● **Problem requirements**
Scan the lines and state how many carry "this". Leave out everything but the number.

━━━ Rows

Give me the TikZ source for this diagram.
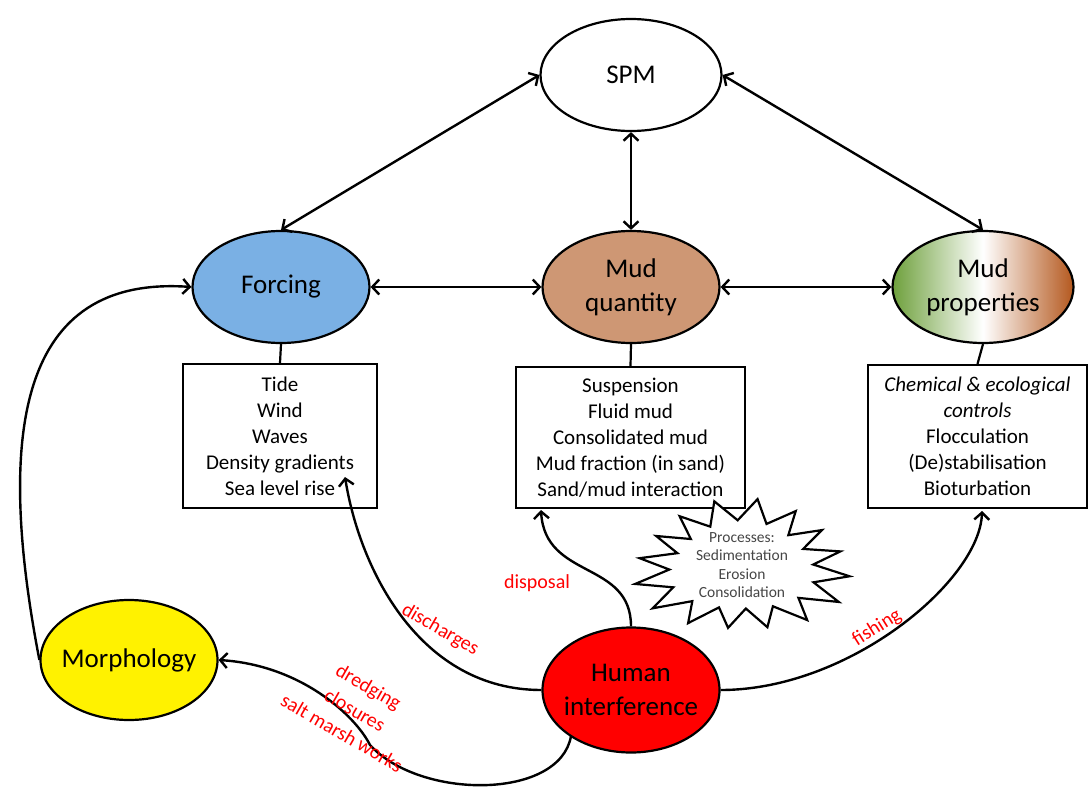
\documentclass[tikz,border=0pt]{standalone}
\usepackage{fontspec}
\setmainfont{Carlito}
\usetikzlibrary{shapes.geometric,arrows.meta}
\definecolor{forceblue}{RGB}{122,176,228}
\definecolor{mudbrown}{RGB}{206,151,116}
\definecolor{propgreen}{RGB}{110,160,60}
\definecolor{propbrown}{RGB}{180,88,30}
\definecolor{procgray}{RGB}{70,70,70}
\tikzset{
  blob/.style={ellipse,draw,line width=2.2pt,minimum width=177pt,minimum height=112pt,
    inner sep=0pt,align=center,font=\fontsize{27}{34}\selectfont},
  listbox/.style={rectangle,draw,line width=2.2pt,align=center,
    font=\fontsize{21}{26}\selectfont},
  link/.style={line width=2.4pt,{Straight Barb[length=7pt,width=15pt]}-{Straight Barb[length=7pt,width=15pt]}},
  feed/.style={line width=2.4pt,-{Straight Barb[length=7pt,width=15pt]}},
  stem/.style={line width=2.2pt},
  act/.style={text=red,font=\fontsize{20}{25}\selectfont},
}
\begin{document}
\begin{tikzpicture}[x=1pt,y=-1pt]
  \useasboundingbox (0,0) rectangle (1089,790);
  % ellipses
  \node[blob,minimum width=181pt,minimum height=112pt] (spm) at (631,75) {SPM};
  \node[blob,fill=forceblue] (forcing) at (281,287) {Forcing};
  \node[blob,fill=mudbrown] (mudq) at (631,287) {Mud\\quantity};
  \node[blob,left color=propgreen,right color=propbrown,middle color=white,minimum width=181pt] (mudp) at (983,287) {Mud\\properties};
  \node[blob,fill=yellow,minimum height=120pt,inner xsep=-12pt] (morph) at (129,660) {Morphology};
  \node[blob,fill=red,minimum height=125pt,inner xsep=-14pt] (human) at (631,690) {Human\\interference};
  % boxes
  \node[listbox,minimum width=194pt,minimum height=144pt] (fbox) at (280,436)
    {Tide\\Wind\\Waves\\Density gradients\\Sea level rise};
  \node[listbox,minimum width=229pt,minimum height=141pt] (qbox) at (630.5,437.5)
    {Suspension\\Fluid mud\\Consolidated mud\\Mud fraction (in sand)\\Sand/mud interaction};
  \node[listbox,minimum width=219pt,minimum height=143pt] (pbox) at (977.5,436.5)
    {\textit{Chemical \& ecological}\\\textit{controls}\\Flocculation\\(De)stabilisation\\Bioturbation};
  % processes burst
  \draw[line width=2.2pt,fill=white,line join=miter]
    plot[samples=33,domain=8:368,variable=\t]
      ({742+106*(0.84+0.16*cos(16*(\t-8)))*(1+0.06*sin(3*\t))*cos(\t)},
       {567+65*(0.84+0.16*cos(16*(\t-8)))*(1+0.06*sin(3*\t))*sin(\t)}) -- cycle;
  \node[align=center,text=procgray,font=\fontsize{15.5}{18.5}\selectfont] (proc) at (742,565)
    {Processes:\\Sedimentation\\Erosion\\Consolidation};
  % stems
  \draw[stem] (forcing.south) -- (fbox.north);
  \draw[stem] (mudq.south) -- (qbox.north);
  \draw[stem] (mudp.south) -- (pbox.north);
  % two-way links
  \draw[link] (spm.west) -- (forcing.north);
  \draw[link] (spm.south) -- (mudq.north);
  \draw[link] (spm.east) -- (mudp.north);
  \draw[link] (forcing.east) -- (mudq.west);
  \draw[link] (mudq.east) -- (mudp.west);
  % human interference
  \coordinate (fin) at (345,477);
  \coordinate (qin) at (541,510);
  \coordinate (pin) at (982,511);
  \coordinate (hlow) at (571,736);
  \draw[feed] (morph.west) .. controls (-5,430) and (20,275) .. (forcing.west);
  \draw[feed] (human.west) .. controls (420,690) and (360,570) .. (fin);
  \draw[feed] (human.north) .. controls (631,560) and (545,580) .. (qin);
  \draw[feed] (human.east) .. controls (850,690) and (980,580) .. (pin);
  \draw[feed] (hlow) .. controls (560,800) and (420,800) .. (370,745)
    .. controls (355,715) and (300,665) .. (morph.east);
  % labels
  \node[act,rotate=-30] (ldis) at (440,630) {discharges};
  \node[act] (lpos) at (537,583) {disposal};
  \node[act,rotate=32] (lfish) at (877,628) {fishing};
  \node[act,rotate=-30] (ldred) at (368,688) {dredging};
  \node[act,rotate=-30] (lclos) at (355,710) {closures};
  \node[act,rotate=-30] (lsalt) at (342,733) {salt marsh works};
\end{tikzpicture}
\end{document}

━━━━━━
━━━ Rows

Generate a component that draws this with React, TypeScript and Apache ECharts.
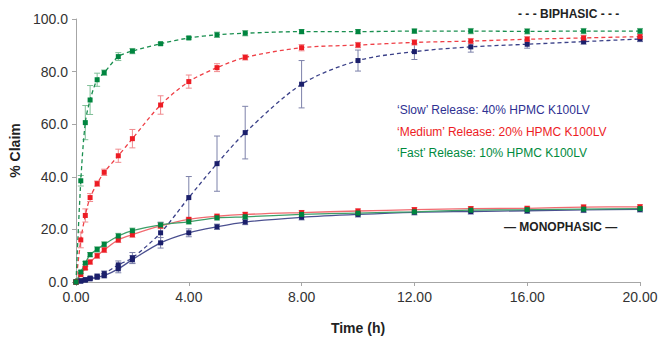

━━━━━━
━━━ Rows

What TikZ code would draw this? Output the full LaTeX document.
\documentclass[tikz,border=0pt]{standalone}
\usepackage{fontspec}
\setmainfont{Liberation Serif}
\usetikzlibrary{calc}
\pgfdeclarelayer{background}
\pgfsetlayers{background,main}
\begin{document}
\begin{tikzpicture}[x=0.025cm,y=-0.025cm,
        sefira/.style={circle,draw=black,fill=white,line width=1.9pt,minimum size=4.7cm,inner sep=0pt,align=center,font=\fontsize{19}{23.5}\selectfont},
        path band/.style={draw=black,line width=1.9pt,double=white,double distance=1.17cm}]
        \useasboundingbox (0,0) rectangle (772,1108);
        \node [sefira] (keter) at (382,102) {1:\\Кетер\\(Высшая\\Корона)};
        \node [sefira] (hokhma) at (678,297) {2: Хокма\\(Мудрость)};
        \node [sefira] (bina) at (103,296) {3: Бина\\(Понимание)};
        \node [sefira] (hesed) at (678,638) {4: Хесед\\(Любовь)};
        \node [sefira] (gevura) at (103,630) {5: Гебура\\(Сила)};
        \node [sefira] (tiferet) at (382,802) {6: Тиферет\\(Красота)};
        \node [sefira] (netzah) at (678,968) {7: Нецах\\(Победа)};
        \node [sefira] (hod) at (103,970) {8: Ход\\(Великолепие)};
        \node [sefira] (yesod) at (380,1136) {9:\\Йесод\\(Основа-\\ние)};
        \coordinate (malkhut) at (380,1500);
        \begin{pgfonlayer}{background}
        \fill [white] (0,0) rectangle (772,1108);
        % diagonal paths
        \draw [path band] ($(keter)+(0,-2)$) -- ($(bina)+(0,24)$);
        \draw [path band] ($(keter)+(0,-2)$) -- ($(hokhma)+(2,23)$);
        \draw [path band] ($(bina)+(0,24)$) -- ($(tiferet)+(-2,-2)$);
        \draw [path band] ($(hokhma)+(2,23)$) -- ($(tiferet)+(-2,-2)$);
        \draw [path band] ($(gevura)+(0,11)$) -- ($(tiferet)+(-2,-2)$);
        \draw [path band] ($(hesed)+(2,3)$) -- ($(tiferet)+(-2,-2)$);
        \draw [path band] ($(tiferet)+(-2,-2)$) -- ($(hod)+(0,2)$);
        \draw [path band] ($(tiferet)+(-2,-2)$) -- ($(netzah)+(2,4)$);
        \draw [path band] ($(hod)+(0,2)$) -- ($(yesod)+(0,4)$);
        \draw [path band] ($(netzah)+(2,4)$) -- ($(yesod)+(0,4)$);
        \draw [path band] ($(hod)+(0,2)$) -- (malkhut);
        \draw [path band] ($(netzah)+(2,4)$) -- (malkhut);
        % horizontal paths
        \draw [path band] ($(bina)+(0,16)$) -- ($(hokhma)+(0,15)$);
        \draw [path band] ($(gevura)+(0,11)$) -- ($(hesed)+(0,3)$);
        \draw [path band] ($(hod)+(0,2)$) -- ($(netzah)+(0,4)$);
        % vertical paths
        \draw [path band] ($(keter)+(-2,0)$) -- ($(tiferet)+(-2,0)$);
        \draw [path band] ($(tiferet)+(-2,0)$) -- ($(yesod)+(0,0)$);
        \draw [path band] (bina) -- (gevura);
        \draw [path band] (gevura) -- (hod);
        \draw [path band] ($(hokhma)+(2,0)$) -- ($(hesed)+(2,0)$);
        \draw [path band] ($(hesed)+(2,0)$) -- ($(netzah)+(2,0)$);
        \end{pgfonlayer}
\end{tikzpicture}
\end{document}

━━━━━━

● **Exercise response**
3